Re-read what I wrote. I didn't suggest that there should be another abstraction on top of the DirectX abstraction. I suggested that the breakthroughs being used in hardware virtualization (VT-x/VT-d, IOV, etc) represent a possible path forward. Possibly as extensions of Directx and/or OpenGL.

Abstraction layers are clumsy at call queueing and multi-copy memory operations (like between GPU and main mem). By defining standard structures for DMA and queueing that are supported across platforms, much of the really expensive overhead of the abstractions can be circumvented for high-throughput or high-ops scenarios, while maintaining all the compatibility advantages of high level abstractions for the low-throughput or low-ops functions.
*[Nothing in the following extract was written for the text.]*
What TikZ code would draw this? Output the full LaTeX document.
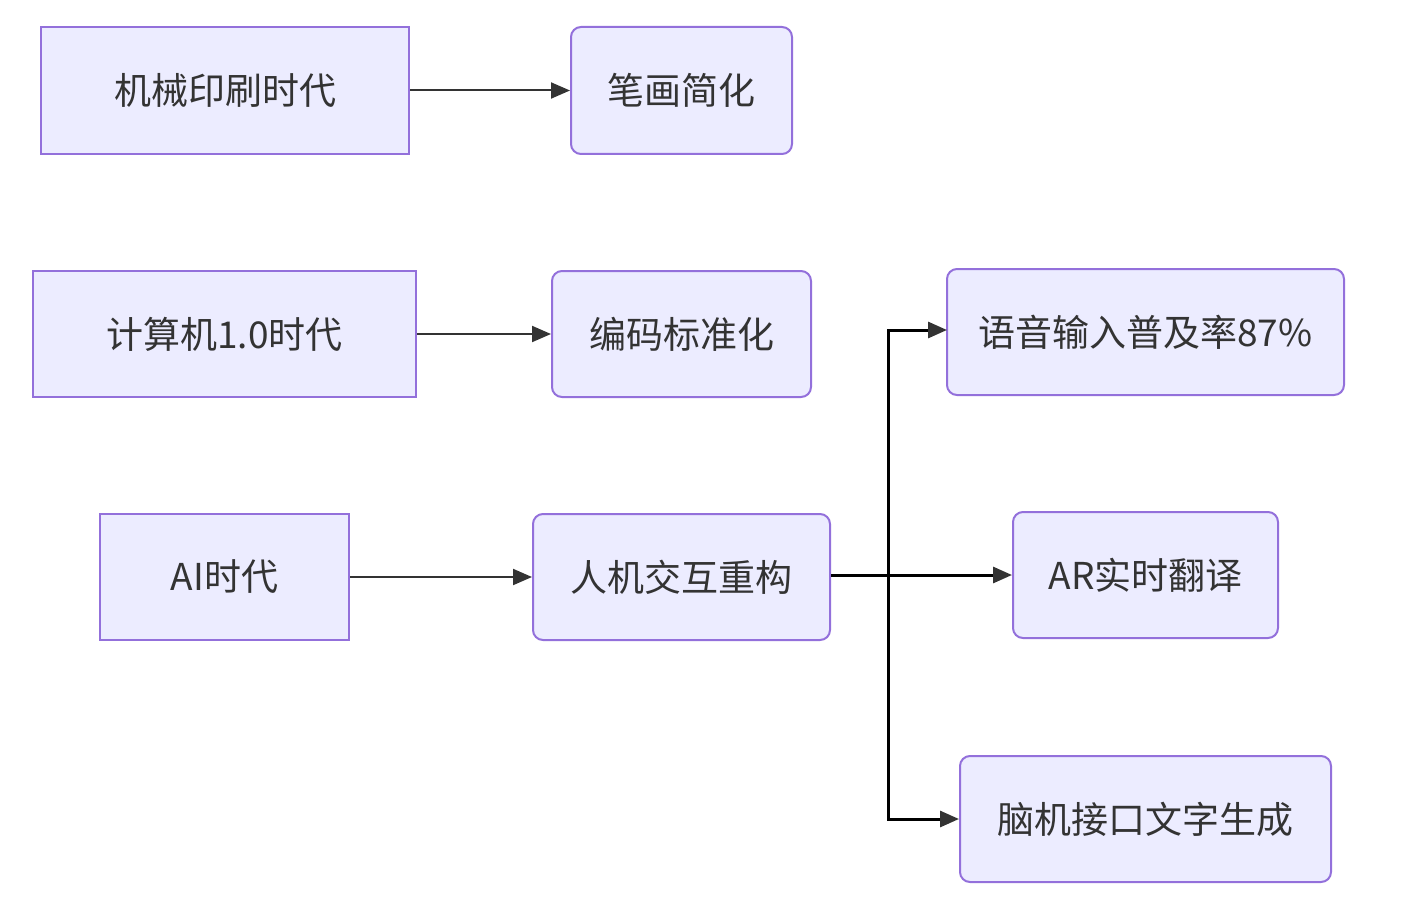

From a GPU implementation standpoint, vendor x can still maintain their architecture intact with minor changes to a limited number of inputs on their front side, OR implement a translation shim in hardware.

Have you ever written a device driver?
 
Re-read what I wrote. I didn't suggest that there should be another abstraction on top of the DirectX abstraction. I suggested that the breakthroughs being used in hardware virtualization (VT-x/VT-d, IOV, etc) represent a possible path forward. Possibly as extensions of Directx and/or OpenGL.

We're still at a point where GPU virtualization is still essentially 1 GPU per client. The rumblings of 'multiple clients per GPU' is essentially still in alpha. You'll have to excuse my doubts here given we've seen very little activity on this front from either company and that's something that virtualization has been in dire need of for years.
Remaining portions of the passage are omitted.